Scientists reported method to predict whether a person is likely to suffer from cybersickness – a type of motion sickness caused by using virtual reality technology
Cybersickness is characterized by symptoms such as nausea and discomfort that can last for hours after participating in Virtual Reality (VR) applications, which have become prevalent in gaming, skills training, and clinical rehabilitation. Researchers from the University of Waterloo, Canada developed a method to predict whether an individual is at risk of suffering from cybersickness by analyzing how much person is inclined towards visual field. This method is estimated to have application for developing counteractions to cybersickness.
“Despite decreased costs and significant benefits offered by VR, a large number of users are unable to use the technology for more than a brief period because it can make them feel sick,” said Seamas Weech, a postdoctoral research fellow at University of Waterloo. “Our results show that this is partly due to differences in how individuals use vision to control their balance,” said Weech. “By refining our predictive model, we will be able to rapidly assess an individual’s tolerance for virtual reality and tailor their experience accordingly,” he said.

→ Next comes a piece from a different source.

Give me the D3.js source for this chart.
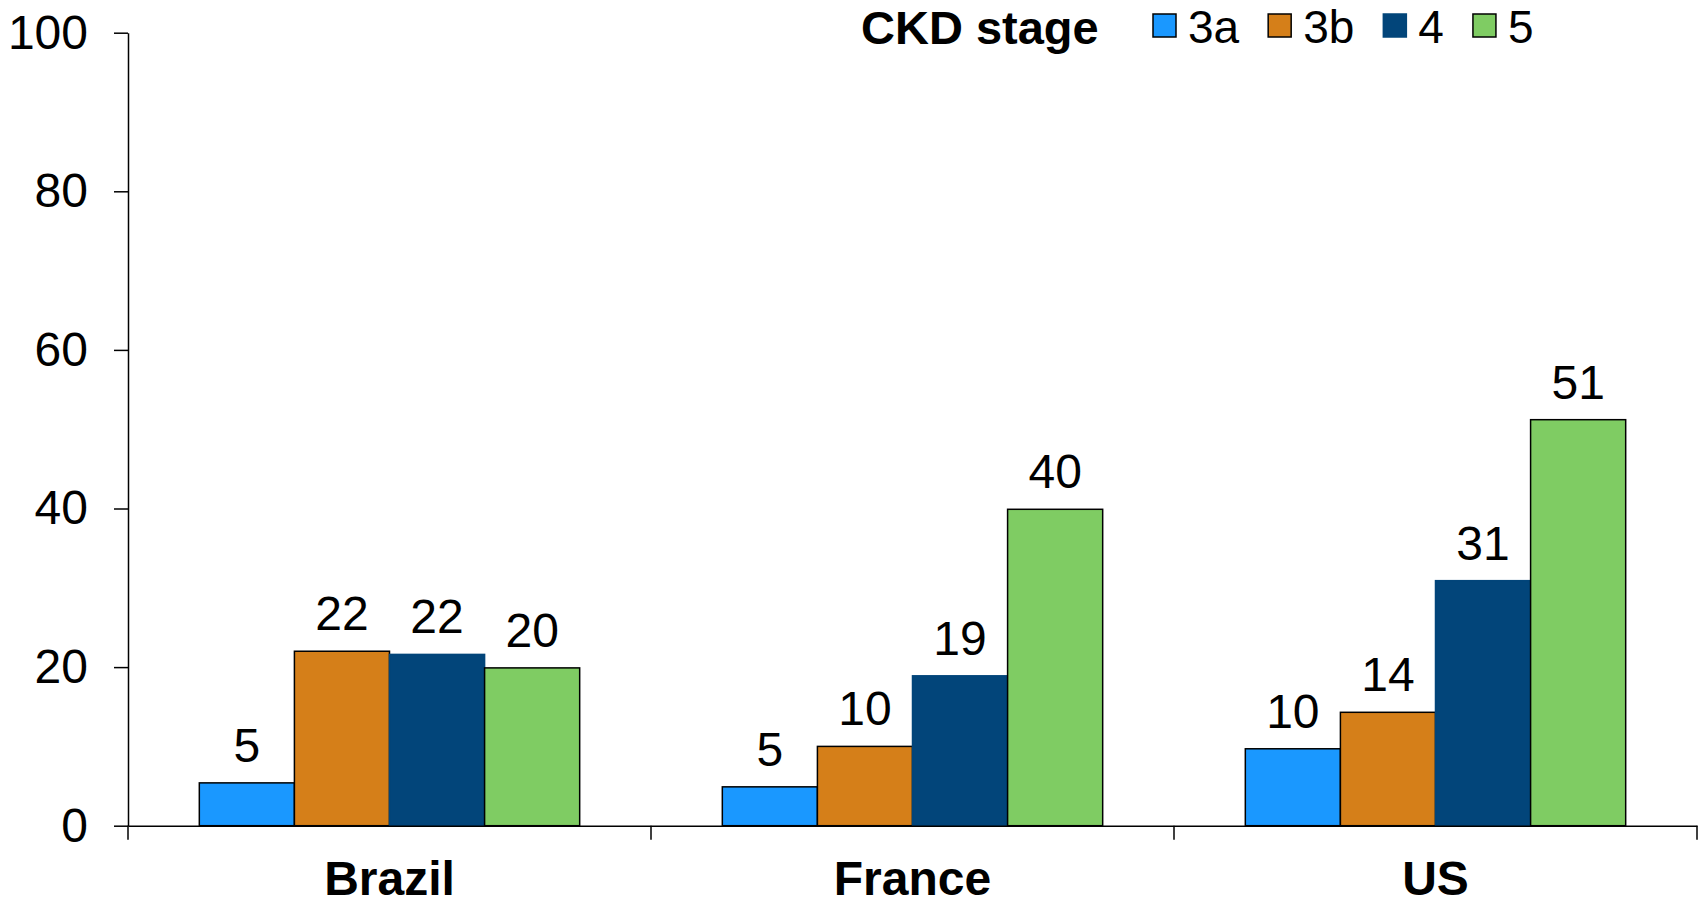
<!DOCTYPE html>
<html>
<head>
<meta charset="utf-8">
<script src="https://cdn.jsdelivr.net/npm/d3@7"></script>
<style>
  html, body { margin: 0; padding: 0; background: #fff; }
  svg { display: block; font-family: "Liberation Sans", Arial, sans-serif; }
</style>
</head>
<body>
<svg id="chart" width="1700" height="907"></svg>
<script>
// Countries on the x axis
const countries = ["Brazil", "France", "US"];
// CKD stages (one bar per stage in each country)
const stages = ["3a", "3b", "4", "5"];
// Percentage for each stage, per country (same order as stages)
const brazilValues = [5.4, 22.0, 21.6, 19.9];
const franceValues = [4.9, 10.0, 18.9, 39.9];
const usValues = [9.7, 14.3, 30.9, 51.2];
// Y axis ticks
const yTicks = [0, 20, 40, 60, 80, 100];
// Stage colours
const stageColors = ["#1a98ff", "#d57f19", "#02457a", "#7fcc63"];
const legendTitle = "CKD stage";

(function draw() {
  const valuesByCountry = [brazilValues, franceValues, usValues];
  const rows = countries.map((c, i) => ({
    country: c,
    bars: stages.map((s, j) => ({ stage: s, value: valuesByCountry[i][j] }))
  }));

  const svg = d3.select("#chart");
  const plotLeft = 128, plotRight = 1697, plotTop = 32.7, plotBottom = 825.7;

  const x = d3.scaleBand().domain(countries).range([plotLeft, plotRight]).padding(0);
  // Four bars per group with a 150% gap width around them
  const barW = x.bandwidth() / (stages.length + 1.5);
  const xInner = d3.scaleBand().domain(stages)
    .range([barW * 0.75, barW * 0.75 + barW * stages.length]).padding(0);
  const y = d3.scaleLinear().domain([0, 100]).range([plotBottom, plotTop]);
  const color = d3.scaleOrdinal().domain(stages).range(stageColors);

  // Y axis
  const yAxis = svg.append("g")
    .attr("transform", `translate(${plotLeft},0)`)
    .call(d3.axisLeft(y).tickValues(yTicks).tickSize(14).tickSizeOuter(0).tickPadding(26));
  yAxis.select(".domain").attr("stroke", "#000").attr("stroke-width", 1.5);
  yAxis.selectAll(".tick line").attr("stroke", "#000").attr("stroke-width", 1.5);
  yAxis.selectAll(".tick text")
    .attr("font-size", 48).attr("fill", "#000")
    .attr("font-family", "'Liberation Sans', Arial, sans-serif");

  // Bars
  const groups = svg.append("g").selectAll("g")
    .data(rows).join("g")
    .attr("transform", d => `translate(${x(d.country)},0)`);

  groups.selectAll("rect")
    .data(d => d.bars).join("rect")
    .attr("x", d => xInner(d.stage))
    .attr("y", d => y(d.value))
    .attr("width", xInner.bandwidth())
    .attr("height", d => y(0) - y(d.value))
    .attr("fill", d => color(d.stage))
    .attr("stroke", d => d.stage === "4" ? color(d.stage) : "#000")
    .attr("stroke-width", 1.5);

  // Value labels
  const fmt = d3.format(".0f");
  groups.selectAll("text.val")
    .data(d => d.bars).join("text")
    .attr("class", "val")
    .attr("x", d => xInner(d.stage) + xInner.bandwidth() / 2)
    .attr("y", d => y(d.value) - 21)
    .attr("text-anchor", "middle")
    .attr("font-size", 48)
    .attr("fill", "#000")
    .text(d => fmt(d.value));

  // X axis: baseline, category labels, and boundary ticks between categories
  const xAxis = svg.append("g")
    .attr("transform", `translate(0,${plotBottom})`)
    .call(d3.axisBottom(x).tickSize(0).tickSizeOuter(0).tickPadding(35));
  xAxis.select(".domain").attr("stroke", "#000").attr("stroke-width", 1.5);
  xAxis.selectAll(".tick text")
    .attr("font-size", 48).attr("font-weight", "bold").attr("fill", "#000")
    .attr("font-family", "'Liberation Sans', Arial, sans-serif");

  const bounds = countries.map(c => x(c)).concat([x.range()[1]]);
  xAxis.selectAll("line.bound")
    .data(bounds).join("line")
    .attr("class", "bound")
    .attr("x1", d => d).attr("x2", d => d)
    .attr("y1", 0).attr("y2", 14)
    .attr("stroke", "#000").attr("stroke-width", 1.5);

  // Legend
  const legend = svg.append("g");
  legend.append("text")
    .attr("x", 861).attr("y", 44)
    .attr("font-size", 47).attr("font-weight", "bold").attr("fill", "#000")
    .text(legendTitle);

  let cursor = 1153;
  stages.forEach(s => {
    legend.append("rect")
      .attr("x", cursor).attr("y", 14)
      .attr("width", 23).attr("height", 23)
      .attr("fill", color(s))
      .attr("stroke", s === "4" ? color(s) : "#000")
      .attr("stroke-width", 1.5);
    const t = legend.append("text")
      .attr("x", cursor + 35).attr("y", 42.5)
      .attr("font-size", 46).attr("fill", "#000")
      .text(s);
    cursor += 35 + t.node().getComputedTextLength() + 29;
  });
})();
</script>
</body>
</html>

As a part of study, 30 healthy participants aged 18-30 were enrolled. Several sensorimotor measures such as balance control and self-motion sensitivity, were collected from these participants. Furthermore, they were exposed to VR for examining the severity of motion sickness. The regression model was used to predict level of cybersickness experienced by participants after being exposed to a zero-gravity space simulator in VR.
“Knowing who might suffer from cybersickness, and why, allows us to develop targeted interventions to help reduce, or even prevent, the onset of symptoms,” said Michael Barnett-Cowan, a neuroscience professor at University of Waterloo. “Considering this technology is in a growth phase with industries such as gaming, design, medicine and automotive starting to use it, understanding who is negatively impacted and how to help them is crucial,” said Barnett-Cowan.